- _Problem statement_
Can you print the data exactly and leave out each image?

====

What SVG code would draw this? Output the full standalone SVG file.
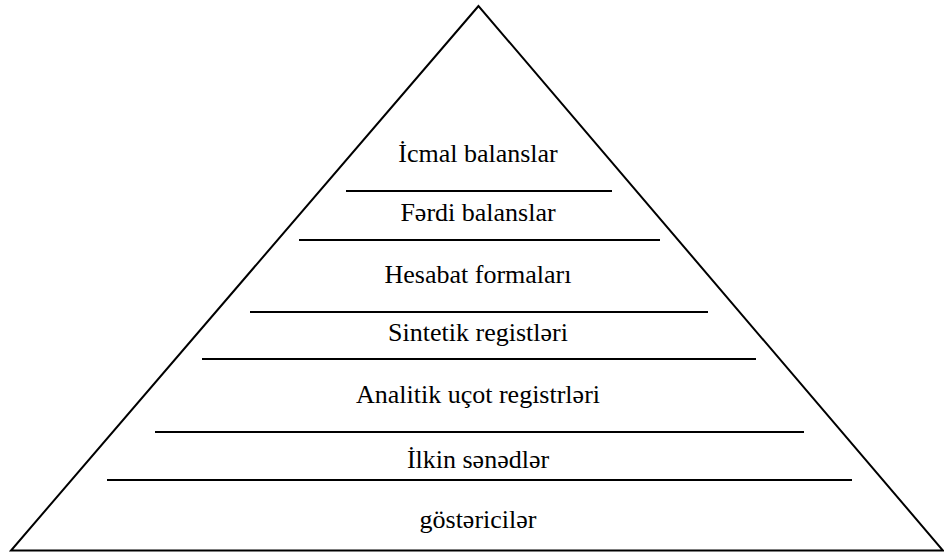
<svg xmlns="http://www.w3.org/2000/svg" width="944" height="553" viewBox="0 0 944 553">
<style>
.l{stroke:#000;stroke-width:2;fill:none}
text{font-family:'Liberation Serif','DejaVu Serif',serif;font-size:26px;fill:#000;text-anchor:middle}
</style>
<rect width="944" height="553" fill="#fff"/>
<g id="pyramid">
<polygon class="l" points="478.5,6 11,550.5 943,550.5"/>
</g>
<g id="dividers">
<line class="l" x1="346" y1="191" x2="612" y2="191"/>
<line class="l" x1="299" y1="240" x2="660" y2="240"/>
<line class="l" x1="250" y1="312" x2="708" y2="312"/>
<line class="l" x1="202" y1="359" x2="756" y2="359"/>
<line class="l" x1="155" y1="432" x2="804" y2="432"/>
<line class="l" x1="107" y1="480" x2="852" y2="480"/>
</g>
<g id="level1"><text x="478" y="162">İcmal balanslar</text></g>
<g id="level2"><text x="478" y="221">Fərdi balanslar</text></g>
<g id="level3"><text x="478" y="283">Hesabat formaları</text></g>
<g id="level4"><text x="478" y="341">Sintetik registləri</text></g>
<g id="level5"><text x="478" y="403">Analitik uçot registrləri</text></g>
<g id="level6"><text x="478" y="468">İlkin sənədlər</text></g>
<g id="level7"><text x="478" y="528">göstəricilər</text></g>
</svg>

====

- _Solution_
What SVG code would draw this? Output the full standalone SVG file.
<svg xmlns="http://www.w3.org/2000/svg" width="944" height="553" viewBox="0 0 944 553">
<style>
.l{stroke:#000;stroke-width:2;fill:none}
text{font-family:'Liberation Serif','DejaVu Serif',serif;font-size:26px;fill:#000;text-anchor:middle}
</style>
<rect width="944" height="553" fill="#fff"/>
<g id="pyramid">
<polygon class="l" points="478.5,6 11,550.5 943,550.5"/>
</g>
<g id="dividers">
<line class="l" x1="346" y1="191" x2="612" y2="191"/>
<line class="l" x1="299" y1="240" x2="660" y2="240"/>
<line class="l" x1="250" y1="312" x2="708" y2="312"/>
<line class="l" x1="202" y1="359" x2="756" y2="359"/>
<line class="l" x1="155" y1="432" x2="804" y2="432"/>
<line class="l" x1="107" y1="480" x2="852" y2="480"/>
</g>
<g id="level1"><text x="478" y="162">İcmal balanslar</text></g>
<g id="level2"><text x="478" y="221">Fərdi balanslar</text></g>
<g id="level3"><text x="478" y="283">Hesabat formaları</text></g>
<g id="level4"><text x="478" y="341">Sintetik registləri</text></g>
<g id="level5"><text x="478" y="403">Analitik uçot registrləri</text></g>
<g id="level6"><text x="478" y="468">İlkin sənədlər</text></g>
<g id="level7"><text x="478" y="528">göstəricilər</text></g>
</svg>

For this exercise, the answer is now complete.